(TASK BRIEF)
Leave out the pictures, then reproduce the rest of the material exactly.

(INFORMATION SHOWN)
#####

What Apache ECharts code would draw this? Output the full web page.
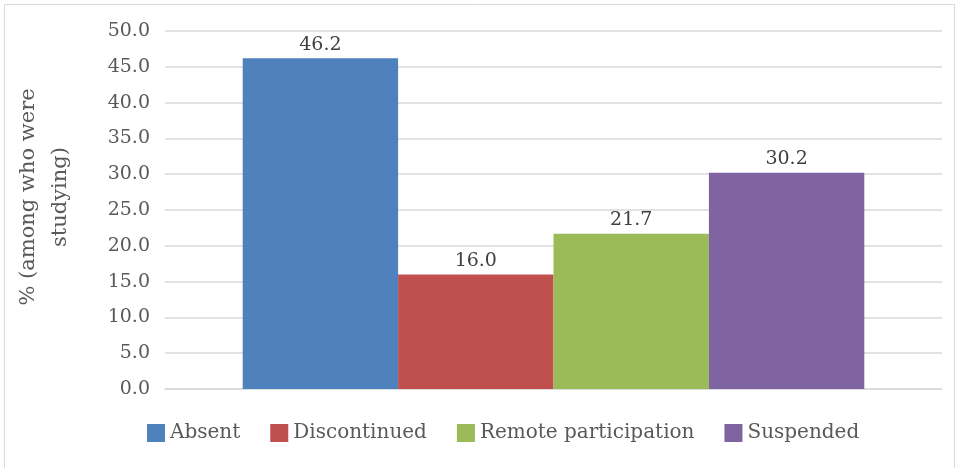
<!DOCTYPE html>
<html>
<head>
<meta charset="utf-8">
<script src="https://cdn.jsdelivr.net/npm/echarts@6/dist/echarts.min.js"></script>
<style>
  html, body { margin: 0; padding: 0; background: #fff; }
  #chart { width: 956px; height: 468px; }
</style>
</head>
<body>
<div id="chart"></div>
<script>
  // data
  var seriesNames = ['Absent', 'Discontinued', 'Remote participation', 'Suspended'];
  var seriesValues = [46.2, 16.0, 21.7, 30.2];
  var seriesColors = ['#4f81bd', '#c0504d', '#9bbb59', '#8064a2'];
  var categories = [''];
  var yTitle = '% (among who were\nstudying)';

  var font = 'DejaVu Serif';
  var textColor = '#595959';

  var chart = echarts.init(document.getElementById('chart'));

  var series = seriesNames.map(function (name, i) {
    return {
      name: name,
      type: 'bar',
      data: [seriesValues[i]],
      barGap: '0%',
      barCategoryGap: '20%',
      itemStyle: { color: seriesColors[i] },
      label: {
        show: true,
        position: 'top',
        distance: 4,
        fontFamily: font,
        fontSize: 19,
        color: '#404040',
        formatter: function (p) { return p.value.toFixed(1) }
      }
    }
  });

  chart.setOption({
    animation: false,
    textStyle: { fontFamily: font },
    graphic: [
      {
        type: 'rect',
        shape: { x: 4.5, y: 4.5, width: 950, height: 470 },
        style: { fill: 'none', stroke: '#d9d9d9', lineWidth: 1 }
      },
      {
        type: 'text',
        x: 45,
        y: 197,
        rotation: Math.PI / 2,
        style: {
          text: yTitle,
          fontFamily: font,
          fontSize: 21,
          fill: textColor,
          align: 'center',
          verticalAlign: 'middle',
          lineHeight: 32
        }
      }
    ],
    grid: { left: 165, right: 14, top: 31, bottom: 79 },
    legend: {
      left: 142,
      top: 418,
      itemWidth: 18,
      itemHeight: 18,
      itemGap: 30,
      icon: 'rect',
      textStyle: { fontFamily: font, fontSize: 20, color: textColor },
      data: seriesNames
    },
    xAxis: {
      type: 'category',
      data: categories,
      axisLine: { lineStyle: { color: '#d9d9d9', width: 1.5 } },
      axisTick: { show: false },
      axisLabel: { show: false }
    },
    yAxis: {
      type: 'value',
      min: 0,
      max: 50,
      interval: 5,
      axisLine: { show: false },
      axisTick: { show: false },
      splitLine: { lineStyle: { color: '#d9d9d9', width: 1.5 } },
      axisLabel: {
        margin: 15,
        fontFamily: font,
        fontSize: 19,
        color: textColor,
        formatter: function (v) { return v.toFixed(1) }
      }
    },
    series: series
  });
</script>
</body>
</html>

#####

(REPLY TO THE TASK)
What Apache ECharts code would draw this? Output the full web page.
<!DOCTYPE html>
<html>
<head>
<meta charset="utf-8">
<script src="https://cdn.jsdelivr.net/npm/echarts@6/dist/echarts.min.js"></script>
<style>
  html, body { margin: 0; padding: 0; background: #fff; }
  #chart { width: 956px; height: 468px; }
</style>
</head>
<body>
<div id="chart"></div>
<script>
  // data
  var seriesNames = ['Absent', 'Discontinued', 'Remote participation', 'Suspended'];
  var seriesValues = [46.2, 16.0, 21.7, 30.2];
  var seriesColors = ['#4f81bd', '#c0504d', '#9bbb59', '#8064a2'];
  var categories = [''];
  var yTitle = '% (among who were\nstudying)';

  var font = 'DejaVu Serif';
  var textColor = '#595959';

  var chart = echarts.init(document.getElementById('chart'));

  var series = seriesNames.map(function (name, i) {
    return {
      name: name,
      type: 'bar',
      data: [seriesValues[i]],
      barGap: '0%',
      barCategoryGap: '20%',
      itemStyle: { color: seriesColors[i] },
      label: {
        show: true,
        position: 'top',
        distance: 4,
        fontFamily: font,
        fontSize: 19,
        color: '#404040',
        formatter: function (p) { return p.value.toFixed(1) }
      }
    }
  });

  chart.setOption({
    animation: false,
    textStyle: { fontFamily: font },
    graphic: [
      {
        type: 'rect',
        shape: { x: 4.5, y: 4.5, width: 950, height: 470 },
        style: { fill: 'none', stroke: '#d9d9d9', lineWidth: 1 }
      },
      {
        type: 'text',
        x: 45,
        y: 197,
        rotation: Math.PI / 2,
        style: {
          text: yTitle,
          fontFamily: font,
          fontSize: 21,
          fill: textColor,
          align: 'center',
          verticalAlign: 'middle',
          lineHeight: 32
        }
      }
    ],
    grid: { left: 165, right: 14, top: 31, bottom: 79 },
    legend: {
      left: 142,
      top: 418,
      itemWidth: 18,
      itemHeight: 18,
      itemGap: 30,
      icon: 'rect',
      textStyle: { fontFamily: font, fontSize: 20, color: textColor },
      data: seriesNames
    },
    xAxis: {
      type: 'category',
      data: categories,
      axisLine: { lineStyle: { color: '#d9d9d9', width: 1.5 } },
      axisTick: { show: false },
      axisLabel: { show: false }
    },
    yAxis: {
      type: 'value',
      min: 0,
      max: 50,
      interval: 5,
      axisLine: { show: false },
      axisTick: { show: false },
      splitLine: { lineStyle: { color: '#d9d9d9', width: 1.5 } },
      axisLabel: {
        margin: 15,
        fontFamily: font,
        fontSize: 19,
        color: textColor,
        formatter: function (v) { return v.toFixed(1) }
      }
    },
    series: series
  });
</script>
</body>
</html>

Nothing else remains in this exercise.